Volonté d’associer dans le futur d’autres partenaires à l’initiative, notamment le département.

Remarques :
- Une demande des habitants revient très souvent : avoir une information sur des parcours réussis.
- 3 ou 4 habitants sur la vingtaine qui participent aux groupes, ont déjà réussi à se réinsérer, ont retrouver un travail.
- Des propositions sont faites dans les groupes, et avant même qu’elles soient acceptées, les gens passent à l’acte. Exemple : proposition d’accompagner les personnes auprès des administrations. Cette proposition n’a pas encore été accepté et déjà des gens décident d’en accompagner d’autres.

L’après midi, lors de la table ronde sur le thème « Comment construire une dynamique sociale de proximité ? », Françoise Raynaud, Directrice adjointe du Développement Social au Conseil général de l’Isère à parler d’une expérience qui m’apparaît intéressante, autour d’une formation croisée d’habitants et de professionnels.
Françoise Raynaud insiste sur un enseignement majeur : « Les habitants par leurs compétences sociales peuvent qualifier les professionnels, qui peuvent à leur tour qualifier les habitants. Cette formation croisée a débouché sur la création d’une association d’habitants et de professionnels. Cela a permis aussi de modifier les formulaires RMI. »

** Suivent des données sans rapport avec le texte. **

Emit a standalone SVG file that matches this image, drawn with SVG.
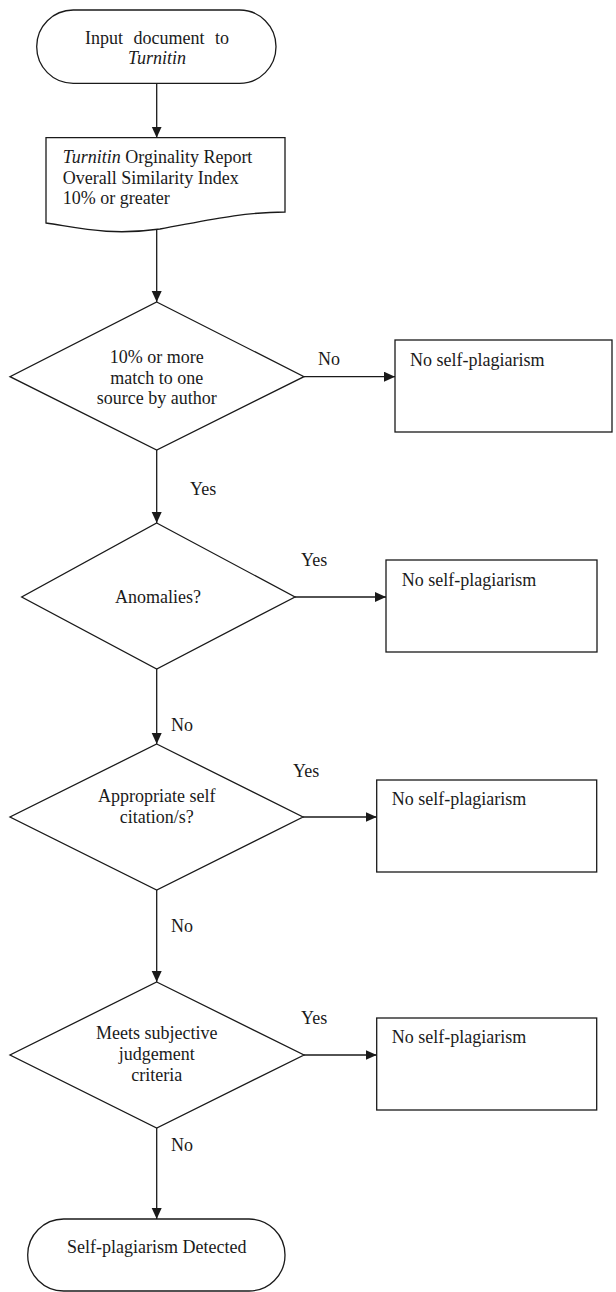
<svg xmlns="http://www.w3.org/2000/svg" width="616" height="1292" viewBox="0 0 616 1292">
<style>
  .shape { fill: #ffffff; stroke: #1a1a1a; stroke-width: 1.3; }
  .conn { stroke: #1a1a1a; stroke-width: 1.3; fill: none; marker-end: url(#arrow); }
  text { font-family: "Liberation Serif", "Times New Roman", serif; font-size: 18px; fill: #1a1a1a; }
  .c { text-anchor: middle; }
  .it { font-style: italic; }
</style>
<defs>
  <marker id="arrow" markerUnits="userSpaceOnUse" markerWidth="12" markerHeight="11" refX="11" refY="5" orient="auto">
    <path d="M0,0 L11,5 L0,10 Z" fill="#1a1a1a"/>
  </marker>
</defs>
<rect width="616" height="1292" fill="#ffffff"/>

<g id="connectors">
  <line class="conn" x1="156.7" y1="83.3" x2="156.7" y2="137.7"/>
  <line class="conn" x1="156.7" y1="229" x2="156.7" y2="302"/>
  <line class="conn" x1="304" y1="376.7" x2="395" y2="376.7"/>
  <text x="318" y="365">No</text>
  <line class="conn" x1="156.7" y1="450" x2="156.7" y2="523"/>
  <text x="190" y="495">Yes</text>
  <line class="conn" x1="295" y1="597" x2="386" y2="597"/>
  <text x="301" y="566">Yes</text>
  <line class="conn" x1="156.7" y1="669" x2="156.7" y2="744"/>
  <text x="171" y="731">No</text>
  <line class="conn" x1="303" y1="817" x2="376.7" y2="817"/>
  <text x="293" y="777">Yes</text>
  <line class="conn" x1="156.7" y1="890" x2="156.7" y2="982"/>
  <text x="171" y="932">No</text>
  <line class="conn" x1="304" y1="1055" x2="376.7" y2="1055"/>
  <text x="301" y="1024">Yes</text>
  <line class="conn" x1="156.7" y1="1128" x2="156.7" y2="1219"/>
  <text x="171" y="1151">No</text>
</g>

<g id="start">
  <rect class="shape" x="36.7" y="10" width="239.3" height="73.3" rx="36.5" ry="36.5"/>
  <text class="c" x="157" y="44" word-spacing="6">Input document to</text>
  <text class="c it" x="157" y="64">Turnitin</text>
</g>

<g id="report">
  <path class="shape" d="M46,137.7 H285 V212 C240,212 200,222 160,229 C110,236 80,228 46,223 Z"/>
  <text x="62.7" y="163.3"><tspan class="it">Turnitin</tspan> Orginality Report</text>
  <text x="62.7" y="184.3">Overall Similarity Index</text>
  <text x="62.7" y="204.3">10% or greater</text>
</g>

<g id="decision1">
  <polygon class="shape" points="156.7,302 304,376.7 156.7,450 10,376.7"/>
  <text class="c" x="156.7" y="363">10% or more</text>
  <text class="c" x="156.7" y="383.5">match to one</text>
  <text class="c" x="156.7" y="404">source by author</text>
</g>

<g id="result1">
  <rect class="shape" x="395" y="340" width="217" height="92"/>
  <text x="410" y="365.5">No self-plagiarism</text>
</g>

<g id="decision2">
  <polygon class="shape" points="156.7,523 295,597 156.7,669 21.7,597"/>
  <text class="c" x="158" y="603">Anomalies?</text>
</g>

<g id="result2">
  <rect class="shape" x="386" y="560" width="211" height="92"/>
  <text x="401.7" y="585.7">No self-plagiarism</text>
</g>

<g id="decision3">
  <polygon class="shape" points="156.7,744 303,817 156.7,890 10,817"/>
  <text class="c" x="156.7" y="801.7">Appropriate self</text>
  <text class="c" x="156.7" y="822.7">citation/s?</text>
</g>

<g id="result3">
  <rect class="shape" x="376.7" y="780" width="220" height="92"/>
  <text x="391.7" y="805">No self-plagiarism</text>
</g>

<g id="decision4">
  <polygon class="shape" points="156.7,982 304,1055 156.7,1128 10,1055"/>
  <text class="c" x="156.7" y="1039">Meets subjective</text>
  <text class="c" x="156.7" y="1060">judgement</text>
  <text class="c" x="156.7" y="1081">criteria</text>
</g>

<g id="result4">
  <rect class="shape" x="376.7" y="1018" width="220" height="92"/>
  <text x="391.7" y="1043">No self-plagiarism</text>
</g>

<g id="end">
  <rect class="shape" x="27.7" y="1219" width="257.3" height="72" rx="36" ry="36"/>
  <text class="c" x="156.7" y="1253">Self-plagiarism Detected</text>
</g>
</svg>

Autre expérience relatée par Françoise Raynaud : la formation de trois assistants de secteurs à la technique du théâtre forum.
Deux types de théâtre forum ont été montés sur deux quartiers :
-  Un sur les aides financières, avec pour titre « Et pourquoi pas du caviar ! : dites nous ce dont vous avez besoin, nous vous dirons comment vous en passer. »
-  Un sur la rédaction d’un petit journal.
Les professionnels qui ont participé à l’expérience ont dit qu’ils retrouvaient ainsi le sens de leur travail. « Nous sommes toujours au RMI, mais nous avons retrouvé une dignité » expliquent quant à eux les habitants.